Kenyan police announced Tuesday that they had apprehended the primary suspect in a deadly gas blast that caused a massive fireball in a densely populated neighborhood of Nairobi last week.
A vehicle loaded with gas canisters burst in Embakasi, southeast of Kenya’s capital, late Thursday, killing six people and injuring about 280.
Kenya’s Directorate of Criminal Investigations stated in a statement on X, formerly known as Twitter, that its agents had apprehended the “prime suspect” who rented the gas depot where the explosion happened.
“To ensure that justice has had its way, the DCI teams that are investigating the dreadful incident have so far arrested main suspect Derrick Kimathi alongside three NEMA officials who were found culpable,” according to the statement.
Officials from the National Environment Management Agency (NEMA) have been accused of issuing an incorrect licence for the LPG filling and storage plant in such a highly populated area.
“Five other suspects are still at large and are wanted by the DCI to answer for their crimes that have caused untold physical and emotional suffering to fellow Kenyans,” the DCI statement read, accompanied by images of the accused.
According to the report, these include the site manager, two other NEMA employees, a truck driver, and another driver.
President William Ruto stated at the weekend, without mentioning NEMA, that licenses for gas installations in residential areas were incorrectly provided “due to incompetence and corruption.”
Ruto stated that those involved should be fired and “prosecuted for the crimes they have committed”.
NEMA announced on Saturday that Maxxis Nairobi Energy had secured a permit to operate a gas plant at the site in February of last year.

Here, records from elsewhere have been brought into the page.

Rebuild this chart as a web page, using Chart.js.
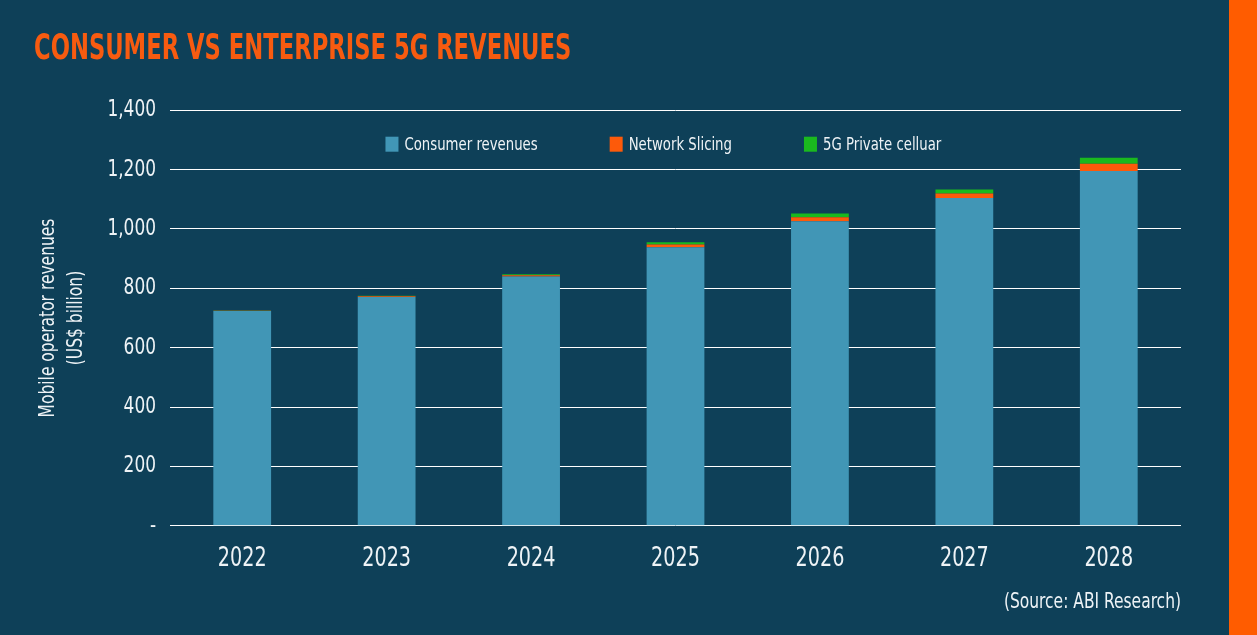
<!DOCTYPE html>
<html>
<head>
<meta charset="utf-8">
<script src="https://cdn.jsdelivr.net/npm/chart.js@4.4.1/dist/chart.umd.min.js"></script>
<style>
  html, body { margin: 0; padding: 0; background: #0e4058; }
  canvas { display: block; }
</style>
</head>
<body>
<canvas id="chart" width="1257" height="635"></canvas>
<script>
// ---- data ----
const years = ['2022', '2023', '2024', '2025', '2026', '2027', '2028'];
const consumerRevenues = [724, 771, 840, 938, 1026, 1104, 1195];
const networkSlicing   = [0.6, 2, 4, 10, 13, 15, 25];
const privateCellular  = [0.6, 2, 3, 7, 13, 14, 20];
const seriesNames = ['Consumer revenues', 'Network Slicing', '5G Private celluar'];
const yTickValues = [0, 200, 400, 600, 800, 1000, 1200, 1400];
const titleText = 'CONSUMER VS ENTERPRISE 5G REVENUES';
const sourceText = '(Source: ABI Research)';
const yAxisTitle = ['Mobile operator revenues', '(US$ billion)'];

// ---- styles ----
const FONT = "'DejaVu Sans Condensed', 'DejaVu Sans', sans-serif";
const BG = '#0e4058';
const BLUE = '#4196b6';
const ORANGE = '#fd5a0a';
const GREEN = '#1ab91e';
const TEXT = '#eef3f6';

// Emulate the narrow display typeface of the original: draw text horizontally condensed.
(function () {
  const P = CanvasRenderingContext2D.prototype;
  const origFill = P.fillText, origMeasure = P.measureText;
  const factor = ctx => (/bold|[6-9]00/.test(ctx.font) ? 0.70 : 0.82);
  P.fillText = function (text, x, y, maxWidth) {
    const f = factor(this);
    this.save();
    this.translate(x, y);
    this.scale(f, 1);
    if (maxWidth !== undefined) origFill.call(this, text, 0, 0, maxWidth / f);
    else origFill.call(this, text, 0, 0);
    this.restore();
  };
  P.measureText = function (text) {
    const m = origMeasure.call(this, text);
    const f = factor(this);
    return {
      width: m.width * f,
      actualBoundingBoxLeft: m.actualBoundingBoxLeft * f,
      actualBoundingBoxRight: m.actualBoundingBoxRight * f,
      actualBoundingBoxAscent: m.actualBoundingBoxAscent,
      actualBoundingBoxDescent: m.actualBoundingBoxDescent,
      fontBoundingBoxAscent: m.fontBoundingBoxAscent,
      fontBoundingBoxDescent: m.fontBoundingBoxDescent
    };
  };
})();

const decor = {
  id: 'decor',
  beforeDraw(chart) {
    const { ctx, width, height } = chart;
    ctx.save();
    ctx.fillStyle = BG;
    ctx.fillRect(0, 0, width, height);
    ctx.fillStyle = '#ff5c00';
    ctx.fillRect(1229, 0, width - 1229, height);
    ctx.restore();
  }
};

// Legend drawn inside the plot area, one row, between the top two grid lines
const inPlotLegend = {
  id: 'inPlotLegend',
  afterDraw(chart) {
    const { ctx, chartArea } = chart;
    ctx.save();
    ctx.font = `18px ${FONT}`;
    const items = chart.data.datasets.map(ds => ({
      text: ds.label, color: ds.backgroundColor, w: ctx.measureText(ds.label).width
    }));
    const boxW = 13, boxH = 15, gapText = 6, gapItem = 72;
    const total = items.reduce((s, it) => s + boxW + gapText + it.w, 0) + gapItem * (items.length - 1);
    let x = chartArea.left + (chartArea.right - chartArea.left) * 0.488 - total / 2;
    const cy = chartArea.top + 34;
    ctx.textBaseline = 'middle';
    ctx.textAlign = 'left';
    items.forEach(it => {
      ctx.fillStyle = it.color;
      ctx.fillRect(x, cy - boxH / 2, boxW, boxH);
      ctx.fillStyle = TEXT;
      ctx.fillText(it.text, x + boxW + gapText, cy + 1);
      x += boxW + gapText + it.w + gapItem;
    });
    ctx.restore();
  }
};

new Chart(document.getElementById('chart'), {
  type: 'bar',
  data: {
    labels: years,
    datasets: [
      { label: seriesNames[0], data: consumerRevenues, backgroundColor: BLUE },
      { label: seriesNames[1], data: networkSlicing, backgroundColor: ORANGE },
      { label: seriesNames[2], data: privateCellular, backgroundColor: GREEN }
    ]
  },
  options: {
    responsive: false,
    animation: false,
    layout: { padding: { left: 34, right: 76, top: 0, bottom: 0 } },
    datasets: { bar: { categoryPercentage: 1.0, barPercentage: 0.4 } },
    scales: {
      x: {
        stacked: true,
        afterFit(scale) { scale.height = 50; },
        grid: { display: false, drawTicks: false },
        border: { display: false },
        ticks: { color: TEXT, font: { family: FONT, size: 26 }, padding: 18 }
      },
      y: {
        stacked: true,
        min: 0,
        max: 1400,
        afterBuildTicks(scale) { scale.ticks = yTickValues.map(v => ({ value: v })); },
        afterFit(scale) { scale.width = 136; },
        grid: { color: '#ffffff', lineWidth: 1, drawTicks: false },
        border: { display: false },
        ticks: {
          color: TEXT,
          font: { family: FONT, size: 23 },
          padding: 14,
          callback: v => (v === 0 ? '-' : v.toLocaleString('en-US'))
        },
        title: {
          display: true,
          text: yAxisTitle,
          color: TEXT,
          font: { family: FONT, size: 21, lineHeight: 1.35 },
          padding: { top: 0, bottom: 0 }
        }
      }
    },
    plugins: {
      title: {
        display: true,
        text: titleText,
        align: 'start',
        color: '#f75b10',
        font: { family: FONT, size: 36, weight: 'bold' },
        padding: { top: 28, bottom: 39 }
      },
      subtitle: {
        display: true,
        text: sourceText,
        position: 'bottom',
        align: 'end',
        color: TEXT,
        font: { family: FONT, size: 21 },
        padding: { top: 14, bottom: 20 }
      },
      legend: { display: false },
      tooltip: { enabled: false }
    }
  },
  plugins: [decor, inPlotLegend]
});
</script>
</body>
</html>
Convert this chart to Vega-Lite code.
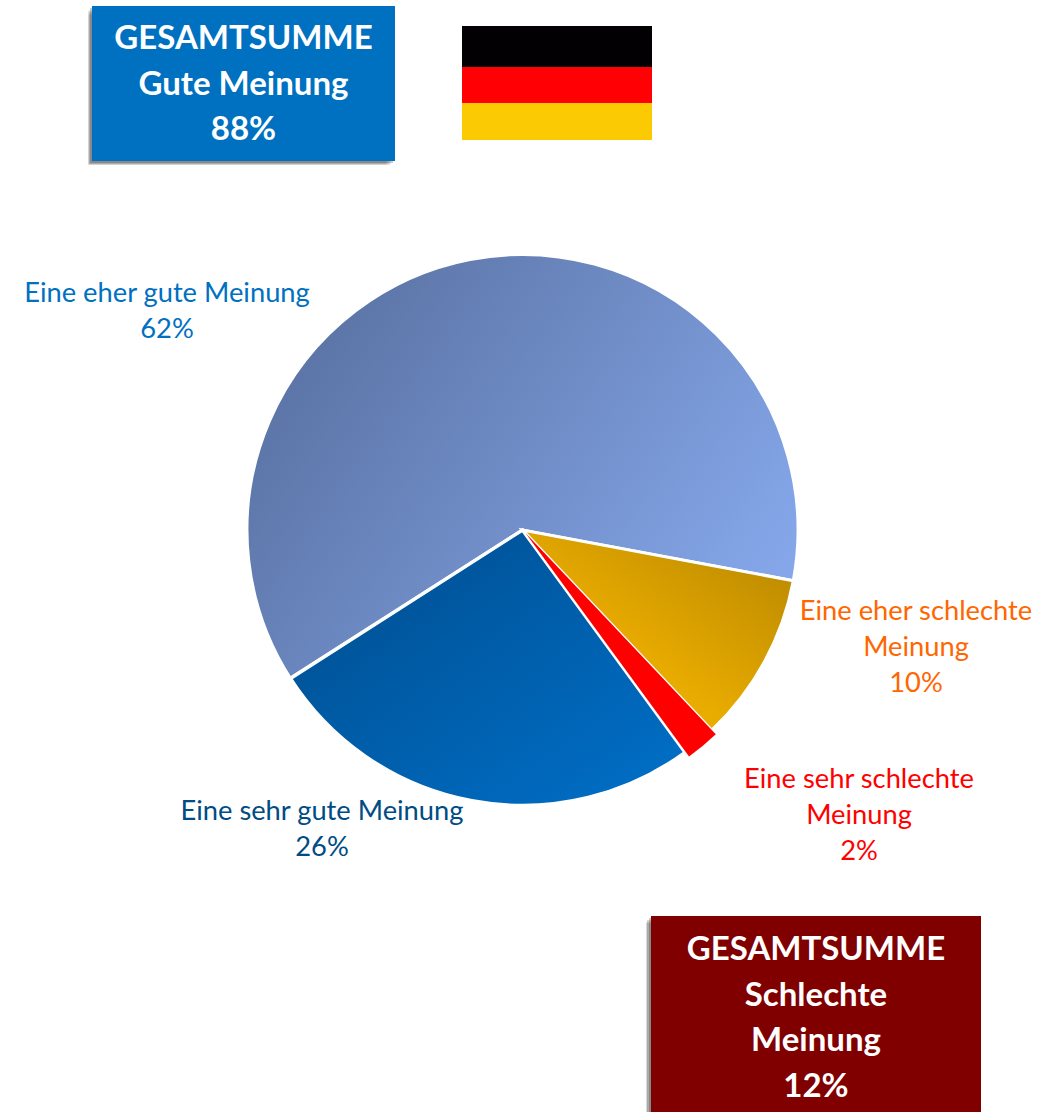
{
"$schema":"https://vega.github.io/schema/vega-lite/v6.json",
"width":1049,"height":1112,"padding":0,"autosize":{"type":"none"},
"background":"white",
"config":{"view":{"stroke":null}},
"datasets":{
"meinung":[
{"land":"Deutschland","meinung":"Eine eher schlechte Meinung","anteil":10,"ordnung":1},
{"land":"Deutschland","meinung":"Eine sehr schlechte Meinung","anteil":2,"ordnung":2},
{"land":"Deutschland","meinung":"Eine sehr gute Meinung","anteil":26,"ordnung":3},
{"land":"Deutschland","meinung":"Eine eher gute Meinung","anteil":62,"ordnung":4}],
"labels":[
{"ordnung":1,"meinung":"Eine eher schlechte Meinung","text":"Eine eher schlechte\nMeinung\n10%"},
{"ordnung":2,"meinung":"Eine sehr schlechte Meinung","text":"Eine sehr schlechte\nMeinung\n2%"},
{"ordnung":3,"meinung":"Eine sehr gute Meinung","text":"Eine sehr gute Meinung\n26%"},
{"ordnung":4,"meinung":"Eine eher gute Meinung","text":"Eine eher gute Meinung\n62%"}],
"boxen":[
{"box":"Gut","text":"GESAMTSUMME\nGute Meinung\n88%"},
{"box":"Schlecht","text":"GESAMTSUMME\nSchlechte\nMeinung\n12%"}],
"flagge":[
{"land":"Deutschland","streifen":"Schwarz","hoehe":41,"reihe":1},
{"land":"Deutschland","streifen":"Rot","hoehe":36,"reihe":2},
{"land":"Deutschland","streifen":"Gold","hoehe":37,"reihe":3}]
},
"layer":[
{"data":{"name":"meinung"},
"transform":[{"stack":"anteil","groupby":["land"],"sort":[{"field":"ordnung","order":"ascending"}],"as":["von","bis"]}],
"encoding":{
"x":{"field":"land","type":"nominal","axis":null,"scale":{"type":"point","domain":["Deutschland"],"range":[522.5,522.5]}},
"y":{"field":"land","type":"nominal","axis":null,"scale":{"type":"point","domain":["Deutschland"],"range":[530,530]}},
"theta":{"field":"von","type":"quantitative","scale":{"domain":[0,100],"range":[1.756,8.039]}},
"theta2":{"field":"bis"}
},
"layer":[
{"transform":[{"filter":"datum.ordnung==4"}],"mark":{"type":"arc","outerRadius":275.5,"stroke":"white","strokeWidth":3,"color":{"gradient":"linear","x1":0.05,"y1":0.2,"x2":1,"y2":0.7,"stops":[{"offset":0,"color":"#5A72A3"},{"offset":1,"color":"#85A7EA"}]}}},
{"transform":[{"filter":"datum.ordnung==3"}],"mark":{"type":"arc","outerRadius":275.5,"stroke":"white","strokeWidth":3.5,"color":{"gradient":"linear","x1":0,"y1":0,"x2":1,"y2":1,"stops":[{"offset":0,"color":"#004C8C"},{"offset":1,"color":"#0070C9"}]}}},
{"transform":[{"filter":"datum.ordnung==1"}],"mark":{"type":"arc","outerRadius":275.5,"stroke":"white","strokeWidth":3,"color":{"gradient":"linear","x1":1,"y1":0,"x2":0,"y2":1,"stops":[{"offset":0,"color":"#B58500"},{"offset":0.6,"color":"#E8AB00"},{"offset":1,"color":"#F0B400"}]}}},
{"transform":[{"filter":"datum.ordnung==2"}],"mark":{"type":"arc","outerRadius":277,"xOffset":3,"yOffset":3,"color":"#FF0000"}}
]},
{"data":{"name":"labels"},
"mark":{"type":"text","font":"Lato","fontSize":27.3,"lineHeight":36,"lineBreak":"\n","align":"center","baseline":"middle"},
"encoding":{
"text":{"field":"text"},
"x":{"field":"ordnung","type":"quantitative","axis":null,"scale":{"domain":[1,2,3,4],"range":[916,859,322,167]}},
"y":{"field":"ordnung","type":"quantitative","axis":null,"scale":{"domain":[1,2,3,4],"range":[612,780,812,294]}},
"color":{"field":"meinung","type":"nominal","legend":null,"scale":{"domain":["Eine eher gute Meinung","Eine sehr gute Meinung","Eine sehr schlechte Meinung","Eine eher schlechte Meinung"],"range":["#0070C0","#004C85","#FF0000","#FF6600"]}}
}},
{"data":{"name":"boxen"},
"encoding":{
"x":{"field":"box","type":"nominal","axis":null,"scale":{"type":"point","domain":["Gut","Schlecht"],"range":[243.5,816],"padding":0}},
"y":{"field":"box","type":"nominal","axis":null,"scale":{"type":"point","domain":["Gut","Schlecht"],"range":[83.5,1017],"padding":0}}
},
"layer":[
{"transform":[{"filter":"datum.box=='Gut'"}],"mark":{"type":"rect","width":298,"height":150,"xOffset":-6,"yOffset":6,"color":"#000000","opacity":0.1}},
{"transform":[{"filter":"datum.box=='Gut'"}],"mark":{"type":"rect","width":300,"height":152,"xOffset":-5,"yOffset":5,"color":"#000000","opacity":0.12}},
{"transform":[{"filter":"datum.box=='Gut'"}],"mark":{"type":"rect","width":302,"height":154,"xOffset":-4,"yOffset":4,"color":"#000000","opacity":0.15}},
{"transform":[{"filter":"datum.box=='Gut'"}],"mark":{"type":"rect","width":303,"height":155,"xOffset":-2,"yOffset":2,"color":"#000000","opacity":0.2}},
{"transform":[{"filter":"datum.box=='Gut'"}],"mark":{"type":"rect","width":303,"height":155,"color":"#0070C0"}},
{"transform":[{"filter":"datum.box=='Schlecht'"}],"mark":{"type":"rect","width":328,"height":200,"xOffset":-6,"yOffset":6,"color":"#000000","opacity":0.1}},
{"transform":[{"filter":"datum.box=='Schlecht'"}],"mark":{"type":"rect","width":329,"height":201,"xOffset":-5,"yOffset":5,"color":"#000000","opacity":0.12}},
{"transform":[{"filter":"datum.box=='Schlecht'"}],"mark":{"type":"rect","width":330,"height":202,"xOffset":-4,"yOffset":4,"color":"#000000","opacity":0.15}},
{"transform":[{"filter":"datum.box=='Schlecht'"}],"mark":{"type":"rect","width":330,"height":202,"xOffset":-2,"yOffset":2,"color":"#000000","opacity":0.2}},
{"transform":[{"filter":"datum.box=='Schlecht'"}],"mark":{"type":"rect","width":330,"height":202,"color":"#800000"}}
]},
{"data":{"name":"boxen"},
"mark":{"type":"text","font":"Lato","fontWeight":"bold","fontSize":33,"lineHeight":45.5,"lineBreak":"\n","align":"center","baseline":"middle","color":"white"},
"encoding":{
"text":{"field":"text"},
"x":{"field":"box","type":"nominal","axis":null,"scale":{"type":"point","domain":["Gut","Schlecht"],"range":[243.5,816],"padding":0}},
"y":{"field":"box","type":"nominal","axis":null,"scale":{"type":"point","domain":["Gut","Schlecht"],"range":[39,950],"padding":0}}
}},
{"data":{"name":"flagge"},
"mark":{"type":"bar","width":190},
"encoding":{
"x":{"field":"land","type":"nominal","axis":null,"scale":{"type":"point","domain":["Deutschland"],"range":[557,557]}},
"y":{"field":"hoehe","type":"quantitative","stack":true,"axis":null,"scale":{"domain":[0,114],"range":[26,140]}},
"order":{"field":"reihe","type":"quantitative"},
"color":{"field":"streifen","type":"nominal","legend":null,"scale":{"domain":["Schwarz","Rot","Gold"],"range":["#020002","#FF0004","#FBCA03"]}}
}}
],
"resolve":{"scale":{"x":"independent","y":"independent","color":"independent"}}
}
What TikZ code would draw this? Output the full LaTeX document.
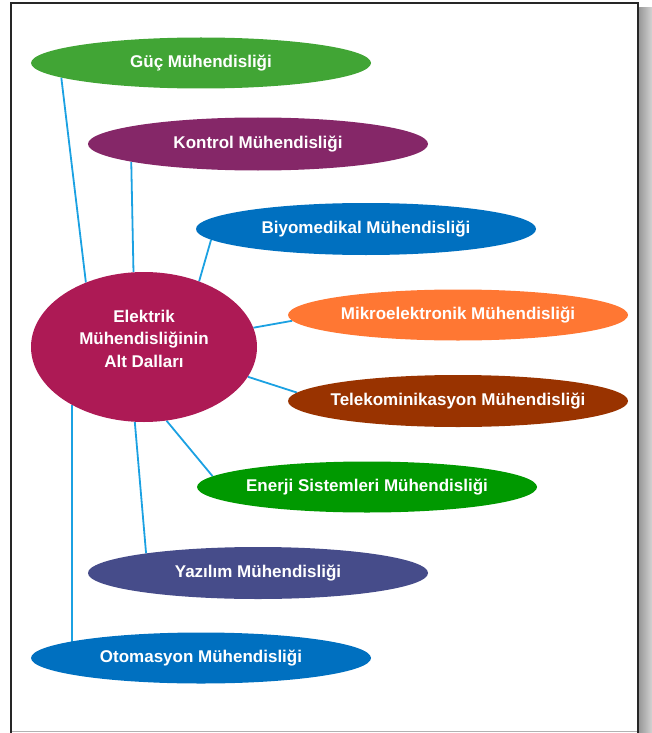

It stated that it has suspended four of its employees.
The massive flame wreaked havoc in the residential and industrial areas, destroying automobiles, commercial buildings, and residential dwellings.
According to the 2019 census, Embakasi has a population of approximately one million and is located near Kenya’s international airport.
According to the Petroleum Institute of East Africa, the gas depot’s owner and several of its customers were already convicted and sentenced in May 2023.